David Neff’s first true-crime book, The Serial Killer’s Protégé, is a runaway bestseller, but the study of a killer’s twisted psyche has turned his world inside-out. The murderer’s voice inhabits Neff’s brain as the author’s obsession with the crimes grows. David has sunk into an emotional black hole since his wife’s suicide. Their four-year-old son, Tanner, is his father’s constant companion. When the publisher of The Serial Killer’s Protégé encourages Neff to write the story of a bizarre and brutal murder of “The Man from Primrose Lane,” also known by locals as “The Man with a Thousand Mittens,” the writer considers leaving his cocoon to reengage with the world. The victim rarely seen outside his home, the violent death has thus far led to no suspects and few clues, even to the dead man’s identity.
There are any number of strange twists to fuel an eerie sense of predetermination as the tale unfolds: David’s wife, Elizabeth, is a twin whose sister was kidnapped at age ten, the child’s fate unresolved. The writer’s obsession with the serial killer draws him into a dark netherworld inhabited by killers and pedophiles who prey on the innocent and unsuspecting. All the missing girls David researches are red-haired and eerily similar (including his wife). Elizabeth is deeply troubled, psychologically unavailable, but Neff is attracted to that very elusiveness and mystery. Then there is a series of random events—the interruption of a kidnapping in progress, a sheriff confronted with a vision that is logically impossible. At the heart of it all: the identity of the Man from Primrose Lane.
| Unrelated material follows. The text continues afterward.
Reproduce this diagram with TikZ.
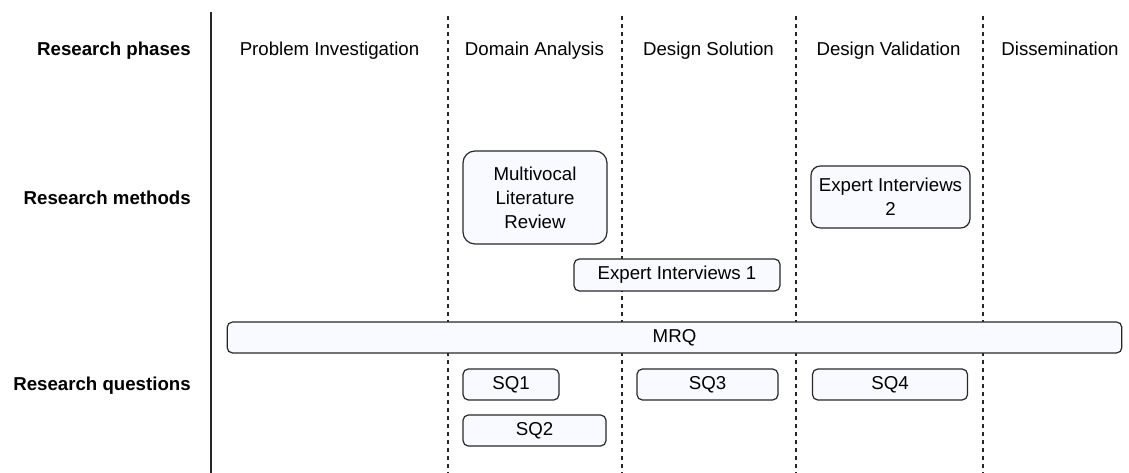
\documentclass[tikz,border=0pt]{standalone}
\usepackage{fontspec}
\setmainfont{Liberation Sans}
\usepackage{tikz}
\usetikzlibrary{positioning}
\definecolor{boxfill}{RGB}{248,250,255}
\definecolor{boxline}{RGB}{40,40,40}

\begin{document}
\begin{tikzpicture}[
      x=0.75pt, y=-0.75pt,
      font=\fontsize{14}{18}\selectfont,
      rowlabel/.style={anchor=base east, font=\fontsize{14}{18}\selectfont\bfseries, inner sep=0pt},
      phase/.style={anchor=base, inner sep=0pt},
      box/.style={draw=boxline, fill=boxfill, line width=0.9pt, rounded corners=4pt, align=center, inner sep=0pt},
      sep/.style={draw=black!85, line width=0.9pt, dash pattern=on 3pt off 3pt}
    ]
      \useasboundingbox (0,0) rectangle (1129,473);

      % row labels
      \node[rowlabel] (rphase) at (191,56) {Research phases};
      \node[rowlabel] (rmethod) at (191,205) {Research methods};
      \node[rowlabel] (rquest) at (191,391) {Research questions};

      % column separators
      \coordinate (l0t) at (211,12);   \coordinate (l0b) at (211,473);
      \coordinate (l1t) at (448,16);   \coordinate (l1b) at (448,473);
      \coordinate (l2t) at (622,16);   \coordinate (l2b) at (622,473);
      \coordinate (l3t) at (796,16);   \coordinate (l3b) at (796,473);
      \coordinate (l4t) at (983,16);   \coordinate (l4b) at (983,473);
      \draw[line width=1.1pt, draw=black!85] (l0t) -- (l0b);
      \draw[sep] (l1t) -- (l1b);
      \draw[sep] (l2t) -- (l2b);
      \draw[sep] (l3t) -- (l3b);
      \draw[sep] (l4t) -- (l4b);

      % phases
      \node[phase] (pinv) at (329.5,56) {Problem Investigation};
      \node[phase] (pdom) at (534.5,56) {Domain Analysis};
      \node[phase] (psol) at (708.5,56) {Design Solution};
      \node[phase] (pval) at (888.5,56) {Design Validation};
      \node[phase] (pdis) at (1060,56) {Dissemination};

      % methods
      \node[box, rounded corners=9pt, minimum width=108pt, minimum height=69.75pt] (mlr) at (535,197.5) {Multivocal\\Literature\\Review};
      \node[box, minimum width=154.5pt, minimum height=24pt] (ei1) at (677,275) {Expert Interviews 1};
      \node[box, rounded corners=7pt, minimum width=119.25pt, minimum height=46.5pt] (ei2) at (890.5,197) {Expert Interviews\\2};

      % questions
      \node[box, minimum width=671pt, minimum height=23.25pt] (mrq) at (674.5,337.5) {MRQ};
      \node[box, minimum width=72pt, minimum height=23.25pt] (sq1) at (511,384.5) {SQ1};
      \node[box, minimum width=107.25pt, minimum height=23.25pt] (sq2) at (534.5,430.5) {SQ2};
      \node[box, minimum width=105.75pt, minimum height=23.25pt] (sq3) at (707.5,384.5) {SQ3};
      \node[box, minimum width=116.25pt, minimum height=23.25pt] (sq4) at (890,384.5) {SQ4};
    \end{tikzpicture}
\end{document}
Renner takes his readers on a wild and often shocking ride that veers between horror and fascination, the realm of those who face the void fearlessly and without flinching. Though he offers an intriguing explanation for the inexplicable, the author makes no attempt to deny the dark side, a pervasive evil that haunts his characters like nightmares that don’t fade with wakefulness, pulling Neff deeper into a conundrum he is compelled to understand or die trying. That it all happens near Akron, Ohio, seems fitting, evil seething in the heartland: “Stories like this make ghosts out of the living.” Renner is a storyteller of extraordinary skill who lays his groundwork flawlessly. Only a talented few can truly capture the ambiguity of human nature, horror and the possibilities of the universe in web both believable and frightening. Renner is one of the few.